> [Data]:
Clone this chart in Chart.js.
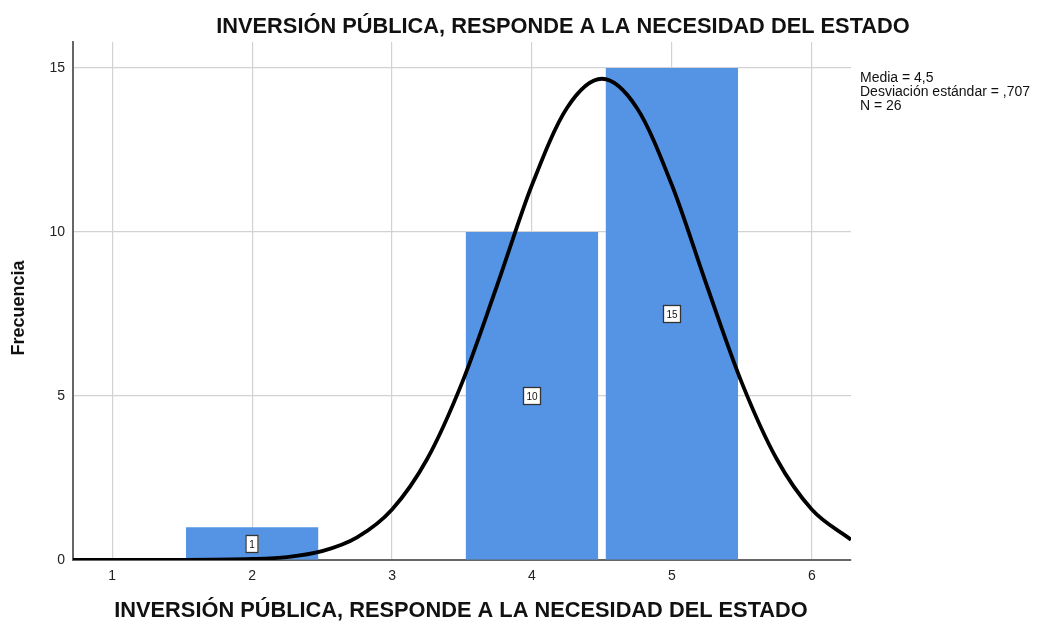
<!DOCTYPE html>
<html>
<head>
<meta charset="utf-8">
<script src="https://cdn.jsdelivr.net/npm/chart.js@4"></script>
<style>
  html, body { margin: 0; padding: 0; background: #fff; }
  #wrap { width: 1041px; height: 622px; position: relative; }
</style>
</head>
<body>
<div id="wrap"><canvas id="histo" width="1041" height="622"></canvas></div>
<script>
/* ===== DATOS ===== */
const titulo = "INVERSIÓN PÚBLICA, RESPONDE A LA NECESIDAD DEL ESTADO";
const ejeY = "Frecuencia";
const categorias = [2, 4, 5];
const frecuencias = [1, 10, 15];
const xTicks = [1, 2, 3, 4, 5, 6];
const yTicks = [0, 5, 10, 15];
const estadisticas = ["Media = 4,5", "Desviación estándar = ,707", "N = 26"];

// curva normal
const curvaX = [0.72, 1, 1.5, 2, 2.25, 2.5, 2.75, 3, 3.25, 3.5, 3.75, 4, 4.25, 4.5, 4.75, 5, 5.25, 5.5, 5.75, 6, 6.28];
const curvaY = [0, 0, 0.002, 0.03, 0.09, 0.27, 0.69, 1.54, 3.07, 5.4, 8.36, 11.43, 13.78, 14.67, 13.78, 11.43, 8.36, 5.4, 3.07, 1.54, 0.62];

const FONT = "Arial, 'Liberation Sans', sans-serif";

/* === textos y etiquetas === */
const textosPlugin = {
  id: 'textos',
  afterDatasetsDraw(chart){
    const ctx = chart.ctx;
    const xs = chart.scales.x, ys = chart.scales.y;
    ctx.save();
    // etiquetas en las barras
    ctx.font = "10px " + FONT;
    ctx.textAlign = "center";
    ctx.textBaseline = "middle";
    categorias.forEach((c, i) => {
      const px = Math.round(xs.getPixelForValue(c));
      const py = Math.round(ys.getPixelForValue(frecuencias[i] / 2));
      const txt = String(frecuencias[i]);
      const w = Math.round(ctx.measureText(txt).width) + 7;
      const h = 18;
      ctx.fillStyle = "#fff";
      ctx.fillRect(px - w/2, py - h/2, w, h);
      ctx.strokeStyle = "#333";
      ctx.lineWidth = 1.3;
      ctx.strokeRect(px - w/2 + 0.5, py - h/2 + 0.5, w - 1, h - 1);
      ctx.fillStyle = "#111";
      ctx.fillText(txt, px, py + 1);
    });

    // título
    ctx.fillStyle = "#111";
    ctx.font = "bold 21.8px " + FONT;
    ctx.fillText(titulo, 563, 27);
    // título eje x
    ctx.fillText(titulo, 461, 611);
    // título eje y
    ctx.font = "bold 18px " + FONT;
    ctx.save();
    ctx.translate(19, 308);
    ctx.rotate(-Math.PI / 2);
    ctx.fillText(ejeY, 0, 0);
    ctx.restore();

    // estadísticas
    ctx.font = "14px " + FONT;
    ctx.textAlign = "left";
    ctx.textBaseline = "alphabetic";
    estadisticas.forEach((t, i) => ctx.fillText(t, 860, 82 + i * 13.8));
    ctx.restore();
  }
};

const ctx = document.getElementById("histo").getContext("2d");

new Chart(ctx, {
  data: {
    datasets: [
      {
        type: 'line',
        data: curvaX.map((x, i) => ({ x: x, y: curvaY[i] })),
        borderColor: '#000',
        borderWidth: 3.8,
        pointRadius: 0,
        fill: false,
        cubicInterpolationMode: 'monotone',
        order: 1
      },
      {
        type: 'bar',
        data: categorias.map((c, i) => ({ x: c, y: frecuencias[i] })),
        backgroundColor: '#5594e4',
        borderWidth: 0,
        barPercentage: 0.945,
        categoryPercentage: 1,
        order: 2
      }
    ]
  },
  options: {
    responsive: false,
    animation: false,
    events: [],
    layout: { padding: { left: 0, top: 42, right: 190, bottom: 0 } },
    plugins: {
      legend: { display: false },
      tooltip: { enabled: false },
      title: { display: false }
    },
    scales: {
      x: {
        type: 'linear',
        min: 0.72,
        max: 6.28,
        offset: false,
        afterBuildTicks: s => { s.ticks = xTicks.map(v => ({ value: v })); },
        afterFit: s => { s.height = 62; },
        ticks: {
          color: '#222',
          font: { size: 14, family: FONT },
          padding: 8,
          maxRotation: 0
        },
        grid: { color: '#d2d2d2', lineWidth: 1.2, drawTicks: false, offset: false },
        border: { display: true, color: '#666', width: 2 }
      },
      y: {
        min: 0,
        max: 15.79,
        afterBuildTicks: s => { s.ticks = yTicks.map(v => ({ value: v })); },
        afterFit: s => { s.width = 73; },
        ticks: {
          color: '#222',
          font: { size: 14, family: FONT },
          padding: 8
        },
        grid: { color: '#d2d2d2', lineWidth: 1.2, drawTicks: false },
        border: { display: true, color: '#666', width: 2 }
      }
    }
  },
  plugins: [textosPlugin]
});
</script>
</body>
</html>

> [Aim]:
Repeat the data above exactly, but not the pictures.

> [Output for this task]:
Clone this chart in Chart.js.
<!DOCTYPE html>
<html>
<head>
<meta charset="utf-8">
<script src="https://cdn.jsdelivr.net/npm/chart.js@4"></script>
<style>
  html, body { margin: 0; padding: 0; background: #fff; }
  #wrap { width: 1041px; height: 622px; position: relative; }
</style>
</head>
<body>
<div id="wrap"><canvas id="histo" width="1041" height="622"></canvas></div>
<script>
/* ===== DATOS ===== */
const titulo = "INVERSIÓN PÚBLICA, RESPONDE A LA NECESIDAD DEL ESTADO";
const ejeY = "Frecuencia";
const categorias = [2, 4, 5];
const frecuencias = [1, 10, 15];
const xTicks = [1, 2, 3, 4, 5, 6];
const yTicks = [0, 5, 10, 15];
const estadisticas = ["Media = 4,5", "Desviación estándar = ,707", "N = 26"];

// curva normal
const curvaX = [0.72, 1, 1.5, 2, 2.25, 2.5, 2.75, 3, 3.25, 3.5, 3.75, 4, 4.25, 4.5, 4.75, 5, 5.25, 5.5, 5.75, 6, 6.28];
const curvaY = [0, 0, 0.002, 0.03, 0.09, 0.27, 0.69, 1.54, 3.07, 5.4, 8.36, 11.43, 13.78, 14.67, 13.78, 11.43, 8.36, 5.4, 3.07, 1.54, 0.62];

const FONT = "Arial, 'Liberation Sans', sans-serif";

/* === textos y etiquetas === */
const textosPlugin = {
  id: 'textos',
  afterDatasetsDraw(chart){
    const ctx = chart.ctx;
    const xs = chart.scales.x, ys = chart.scales.y;
    ctx.save();
    // etiquetas en las barras
    ctx.font = "10px " + FONT;
    ctx.textAlign = "center";
    ctx.textBaseline = "middle";
    categorias.forEach((c, i) => {
      const px = Math.round(xs.getPixelForValue(c));
      const py = Math.round(ys.getPixelForValue(frecuencias[i] / 2));
      const txt = String(frecuencias[i]);
      const w = Math.round(ctx.measureText(txt).width) + 7;
      const h = 18;
      ctx.fillStyle = "#fff";
      ctx.fillRect(px - w/2, py - h/2, w, h);
      ctx.strokeStyle = "#333";
      ctx.lineWidth = 1.3;
      ctx.strokeRect(px - w/2 + 0.5, py - h/2 + 0.5, w - 1, h - 1);
      ctx.fillStyle = "#111";
      ctx.fillText(txt, px, py + 1);
    });

    // título
    ctx.fillStyle = "#111";
    ctx.font = "bold 21.8px " + FONT;
    ctx.fillText(titulo, 563, 27);
    // título eje x
    ctx.fillText(titulo, 461, 611);
    // título eje y
    ctx.font = "bold 18px " + FONT;
    ctx.save();
    ctx.translate(19, 308);
    ctx.rotate(-Math.PI / 2);
    ctx.fillText(ejeY, 0, 0);
    ctx.restore();

    // estadísticas
    ctx.font = "14px " + FONT;
    ctx.textAlign = "left";
    ctx.textBaseline = "alphabetic";
    estadisticas.forEach((t, i) => ctx.fillText(t, 860, 82 + i * 13.8));
    ctx.restore();
  }
};

const ctx = document.getElementById("histo").getContext("2d");

new Chart(ctx, {
  data: {
    datasets: [
      {
        type: 'line',
        data: curvaX.map((x, i) => ({ x: x, y: curvaY[i] })),
        borderColor: '#000',
        borderWidth: 3.8,
        pointRadius: 0,
        fill: false,
        cubicInterpolationMode: 'monotone',
        order: 1
      },
      {
        type: 'bar',
        data: categorias.map((c, i) => ({ x: c, y: frecuencias[i] })),
        backgroundColor: '#5594e4',
        borderWidth: 0,
        barPercentage: 0.945,
        categoryPercentage: 1,
        order: 2
      }
    ]
  },
  options: {
    responsive: false,
    animation: false,
    events: [],
    layout: { padding: { left: 0, top: 42, right: 190, bottom: 0 } },
    plugins: {
      legend: { display: false },
      tooltip: { enabled: false },
      title: { display: false }
    },
    scales: {
      x: {
        type: 'linear',
        min: 0.72,
        max: 6.28,
        offset: false,
        afterBuildTicks: s => { s.ticks = xTicks.map(v => ({ value: v })); },
        afterFit: s => { s.height = 62; },
        ticks: {
          color: '#222',
          font: { size: 14, family: FONT },
          padding: 8,
          maxRotation: 0
        },
        grid: { color: '#d2d2d2', lineWidth: 1.2, drawTicks: false, offset: false },
        border: { display: true, color: '#666', width: 2 }
      },
      y: {
        min: 0,
        max: 15.79,
        afterBuildTicks: s => { s.ticks = yTicks.map(v => ({ value: v })); },
        afterFit: s => { s.width = 73; },
        ticks: {
          color: '#222',
          font: { size: 14, family: FONT },
          padding: 8
        },
        grid: { color: '#d2d2d2', lineWidth: 1.2, drawTicks: false },
        border: { display: true, color: '#666', width: 2 }
      }
    }
  },
  plugins: [textosPlugin]
});
</script>
</body>
</html>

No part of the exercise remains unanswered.